AIM :: Restate the listing below word for word, omitting any images.

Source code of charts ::
..........

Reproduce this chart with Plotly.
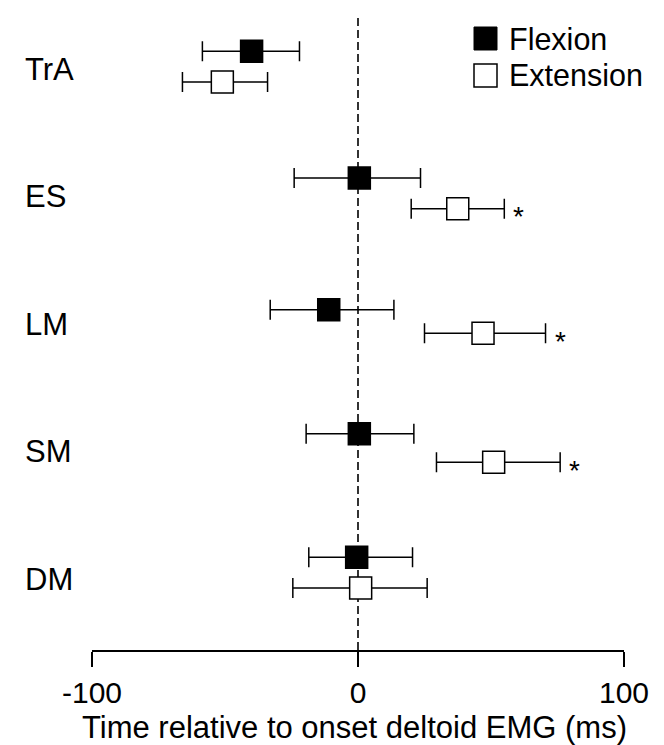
import plotly.graph_objects as go

# ---------------- data ----------------
muscles = ["TrA", "ES", "LM", "SM", "DM"]
series_names = ["Flexion", "Extension"]

flex_mean = [-40, 0.5, -11, 0.5, -0.5]
flex_err_minus = [18.5, 24.5, 22, 20, 18]
flex_err_plus = [18, 23, 24.5, 20.5, 21]

ext_mean = [-51, 37.5, 47, 51, 1]
ext_err_minus = [15, 17.5, 22, 21.5, 25.5]
ext_err_plus = [17, 17.5, 23.5, 25, 25]

ext_significant = [False, True, True, True, False]

x_tick_values = [-100, 0, 100]
x_tick_labels = ["-100", "0", "100"]
x_title = "Time relative to onset deltoid EMG (ms)"

# ---------------- layout helpers ----------------
W, H = 664, 745
M_L, M_R, M_T, M_B = 84, 48, 0, 103
PW, PH = W - M_L - M_R, H - M_T - M_B

# vertical placement of each row (in muscle-slot units)
flex_offset = [-0.139, -0.145, -0.112, -0.140, -0.170]
ext_offset = [0.102, 0.096, 0.073, 0.085, 0.071]
slot_px = 127.5
first_px = 61.0
y_range = [(PH - first_px) / slot_px, -first_px / slot_px]

flex_y = [i + o for i, o in enumerate(flex_offset)]
ext_y = [i + o for i, o in enumerate(ext_offset)]

FONT = "Liberation Sans, Arial, Helvetica, sans-serif"


def px_x(p):
    return (p - M_L) / PW


def px_y(p):
    return 1 - (p - M_T) / PH


fig = go.Figure()

fig.add_trace(go.Scatter(
    x=flex_mean, y=flex_y, mode="markers", name=series_names[0],
    marker=dict(symbol="square", size=22, color="black",
                line=dict(color="black", width=1.5)),
    error_x=dict(type="data", symmetric=False, array=flex_err_plus,
                 arrayminus=flex_err_minus, color="black",
                 thickness=1.5, width=10),
    showlegend=False,
))

fig.add_trace(go.Scatter(
    x=ext_mean, y=ext_y, mode="markers", name=series_names[1],
    marker=dict(symbol="square", size=22, color="white",
                line=dict(color="black", width=1.5)),
    error_x=dict(type="data", symmetric=False, array=ext_err_plus,
                 arrayminus=ext_err_minus, color="black",
                 thickness=1.5, width=10),
    showlegend=False,
))

shapes = [
    dict(type="line", xref="x", yref="paper", x0=0, x1=0,
         y0=0, y1=px_y(8), layer="below",
         line=dict(color="black", width=1.6, dash="8px,4px")),
    # legend squares
    dict(type="rect", xref="paper", yref="paper",
         x0=px_x(466), x1=px_x(489), y0=px_y(19), y1=px_y(42),
         fillcolor="black", line=dict(color="black", width=1)),
    dict(type="rect", xref="paper", yref="paper",
         x0=px_x(466), x1=px_x(489), y0=px_y(56), y1=px_y(79),
         fillcolor="white", line=dict(color="black", width=1.5)),
]

annotations = []
# legend texts
for name, yc in zip(series_names, [31, 67]):
    annotations.append(dict(
        text=name, xref="paper", yref="paper", x=px_x(499), y=px_y(yc),
        xanchor="left", yanchor="middle", showarrow=False,
        font=dict(family=FONT, size=30.5, color="black")))

# muscle labels
for i, m in enumerate(muscles):
    annotations.append(dict(
        text=m, xref="paper", yref="y", x=px_x(15), y=i,
        xanchor="left", yanchor="middle", showarrow=False,
        font=dict(family=FONT, size=31, color="black")))

# significance asterisks
for i, sig in enumerate(ext_significant):
    if sig:
        annotations.append(dict(
            text="*", xref="x", yref="y",
            x=ext_mean[i] + ext_err_plus[i], y=ext_y[i],
            xanchor="left", yanchor="middle", showarrow=False,
            xshift=7, yshift=-8,
            font=dict(family=FONT, size=28, color="black")))

# axis title
annotations.append(dict(
    text=x_title, xref="paper", yref="paper",
    x=px_x(346), y=px_y(719), xanchor="center", yanchor="middle",
    showarrow=False, font=dict(family=FONT, size=31, color="black")))

fig.update_layout(
    width=W, height=H,
    margin=dict(l=M_L, r=M_R, t=M_T, b=M_B, pad=0),
    paper_bgcolor="white", plot_bgcolor="white",
    font=dict(family=FONT, size=30, color="black"),
    shapes=shapes, annotations=annotations,
    xaxis=dict(
        range=[-100, 100], showgrid=False, zeroline=False,
        showline=True, linecolor="black", linewidth=1.6,
        ticks="outside", ticklen=15, tickwidth=1.6, tickcolor="black",
        tickvals=x_tick_values, ticktext=x_tick_labels,
        tickfont=dict(family=FONT, size=30, color="black"),
    ),
    yaxis=dict(range=y_range, visible=False, showgrid=False, zeroline=False),
)

fig.write_html("out.html")
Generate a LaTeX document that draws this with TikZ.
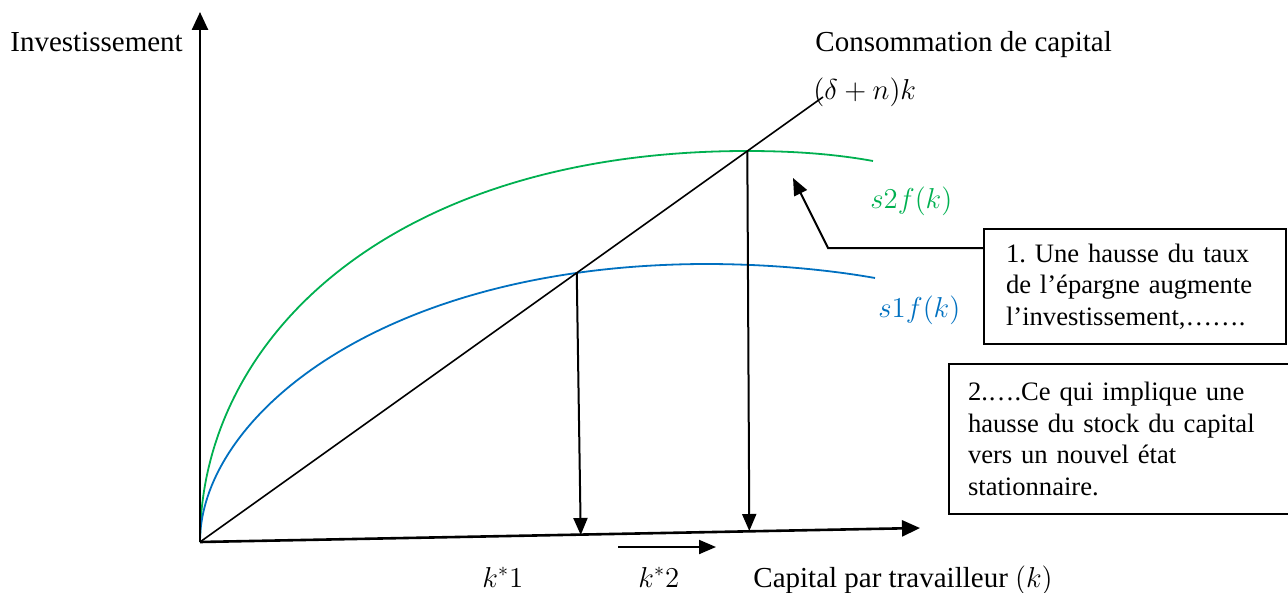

..........

RESPONSE BELOW ::
Reproduce this chart with Plotly.
import plotly.graph_objects as go

# ---------------- data ----------------
muscles = ["TrA", "ES", "LM", "SM", "DM"]
series_names = ["Flexion", "Extension"]

flex_mean = [-40, 0.5, -11, 0.5, -0.5]
flex_err_minus = [18.5, 24.5, 22, 20, 18]
flex_err_plus = [18, 23, 24.5, 20.5, 21]

ext_mean = [-51, 37.5, 47, 51, 1]
ext_err_minus = [15, 17.5, 22, 21.5, 25.5]
ext_err_plus = [17, 17.5, 23.5, 25, 25]

ext_significant = [False, True, True, True, False]

x_tick_values = [-100, 0, 100]
x_tick_labels = ["-100", "0", "100"]
x_title = "Time relative to onset deltoid EMG (ms)"

# ---------------- layout helpers ----------------
W, H = 664, 745
M_L, M_R, M_T, M_B = 84, 48, 0, 103
PW, PH = W - M_L - M_R, H - M_T - M_B

# vertical placement of each row (in muscle-slot units)
flex_offset = [-0.139, -0.145, -0.112, -0.140, -0.170]
ext_offset = [0.102, 0.096, 0.073, 0.085, 0.071]
slot_px = 127.5
first_px = 61.0
y_range = [(PH - first_px) / slot_px, -first_px / slot_px]

flex_y = [i + o for i, o in enumerate(flex_offset)]
ext_y = [i + o for i, o in enumerate(ext_offset)]

FONT = "Liberation Sans, Arial, Helvetica, sans-serif"


def px_x(p):
    return (p - M_L) / PW


def px_y(p):
    return 1 - (p - M_T) / PH


fig = go.Figure()

fig.add_trace(go.Scatter(
    x=flex_mean, y=flex_y, mode="markers", name=series_names[0],
    marker=dict(symbol="square", size=22, color="black",
                line=dict(color="black", width=1.5)),
    error_x=dict(type="data", symmetric=False, array=flex_err_plus,
                 arrayminus=flex_err_minus, color="black",
                 thickness=1.5, width=10),
    showlegend=False,
))

fig.add_trace(go.Scatter(
    x=ext_mean, y=ext_y, mode="markers", name=series_names[1],
    marker=dict(symbol="square", size=22, color="white",
                line=dict(color="black", width=1.5)),
    error_x=dict(type="data", symmetric=False, array=ext_err_plus,
                 arrayminus=ext_err_minus, color="black",
                 thickness=1.5, width=10),
    showlegend=False,
))

shapes = [
    dict(type="line", xref="x", yref="paper", x0=0, x1=0,
         y0=0, y1=px_y(8), layer="below",
         line=dict(color="black", width=1.6, dash="8px,4px")),
    # legend squares
    dict(type="rect", xref="paper", yref="paper",
         x0=px_x(466), x1=px_x(489), y0=px_y(19), y1=px_y(42),
         fillcolor="black", line=dict(color="black", width=1)),
    dict(type="rect", xref="paper", yref="paper",
         x0=px_x(466), x1=px_x(489), y0=px_y(56), y1=px_y(79),
         fillcolor="white", line=dict(color="black", width=1.5)),
]

annotations = []
# legend texts
for name, yc in zip(series_names, [31, 67]):
    annotations.append(dict(
        text=name, xref="paper", yref="paper", x=px_x(499), y=px_y(yc),
        xanchor="left", yanchor="middle", showarrow=False,
        font=dict(family=FONT, size=30.5, color="black")))

# muscle labels
for i, m in enumerate(muscles):
    annotations.append(dict(
        text=m, xref="paper", yref="y", x=px_x(15), y=i,
        xanchor="left", yanchor="middle", showarrow=False,
        font=dict(family=FONT, size=31, color="black")))

# significance asterisks
for i, sig in enumerate(ext_significant):
    if sig:
        annotations.append(dict(
            text="*", xref="x", yref="y",
            x=ext_mean[i] + ext_err_plus[i], y=ext_y[i],
            xanchor="left", yanchor="middle", showarrow=False,
            xshift=7, yshift=-8,
            font=dict(family=FONT, size=28, color="black")))

# axis title
annotations.append(dict(
    text=x_title, xref="paper", yref="paper",
    x=px_x(346), y=px_y(719), xanchor="center", yanchor="middle",
    showarrow=False, font=dict(family=FONT, size=31, color="black")))

fig.update_layout(
    width=W, height=H,
    margin=dict(l=M_L, r=M_R, t=M_T, b=M_B, pad=0),
    paper_bgcolor="white", plot_bgcolor="white",
    font=dict(family=FONT, size=30, color="black"),
    shapes=shapes, annotations=annotations,
    xaxis=dict(
        range=[-100, 100], showgrid=False, zeroline=False,
        showline=True, linecolor="black", linewidth=1.6,
        ticks="outside", ticklen=15, tickwidth=1.6, tickcolor="black",
        tickvals=x_tick_values, ticktext=x_tick_labels,
        tickfont=dict(family=FONT, size=30, color="black"),
    ),
    yaxis=dict(range=y_range, visible=False, showgrid=False, zeroline=False),
)

fig.write_html("out.html")
Generate a LaTeX document that draws this with TikZ.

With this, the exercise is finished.